May 10 was Mother’s day. Initially, I planned to write a tribute to my mother; but since the editor insists I write more than three lines I might have to abandon the idea. On second thought, what the heck, all we are hearing the last few days is elections, elections and elections. And the root cause for many of the nincompoops who are standing for elections, may be traced to well one thing, their err… mothers.

My first memory of my mother was a large burly person with kind hands, a loving smile and a bald spot. It was years later that I realised that the person was actually my father. Keep in mind that at seven months, gender differentiation is a controversial subject, and even today at age 37 I mistake occasionally one parent for the other.
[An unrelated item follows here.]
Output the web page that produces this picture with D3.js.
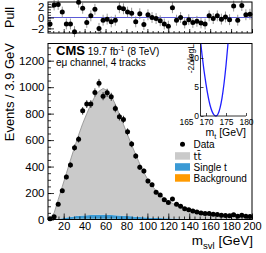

What else can explain my buying a dressing gown for my father? Although why he didn’t return the thing, I can’t rightly answer.

Like most babies, my mother was the nicest person I knew, and like most babies my mother was the only person I knew. Unlike me by age 19 other youngsters had influences and friends other than their mother. I, of course, was deeply controlled by my mother. Also known as the mother hen in Greek, the mother load in Zulu, and Mrs Sharma in Hindi.

My mother taught me most things. Things that make one acceptable in open society such as never sneezing and coughing simultaneously; never loaning your used underwear to a friend and never shaving and eating cornflakes at the same time. My mother was also rarely harsh or aggressive. When angered she’d only use ancient Kung Fu martial art ‘Flying Rubber Slipper on Face’, which is rarely practiced today, not even I’m told in the holy precincts of the shaolin temple. From this I learnt three important lessons — i) not to do whatever I had just done again, ii) rubber slippers bend both forwards and backwards, and iii) rubber slippers come in four colours, blue, green, white and lilac pink. (A lilac pink slipper can be particularly embarrassing for a 14-year-old boy.)

My mother also told me that if I didn’t finish my food, I’d never grow into a man. That I did finish my food, and still didn’t become a man is another story, and a matter I really should take up with her when she returns from the USA. Anyway, it’s Happy Mother’s Day to all. Mothers are celebrated in all cultures except on the Afghan-Pak border. There they are shot. Especially, the ones who struggle to grow facial hair. In the civilised world there’s no one like a mother… except maybe a father who dressed up like a mother, but that’s a tale for father’s day.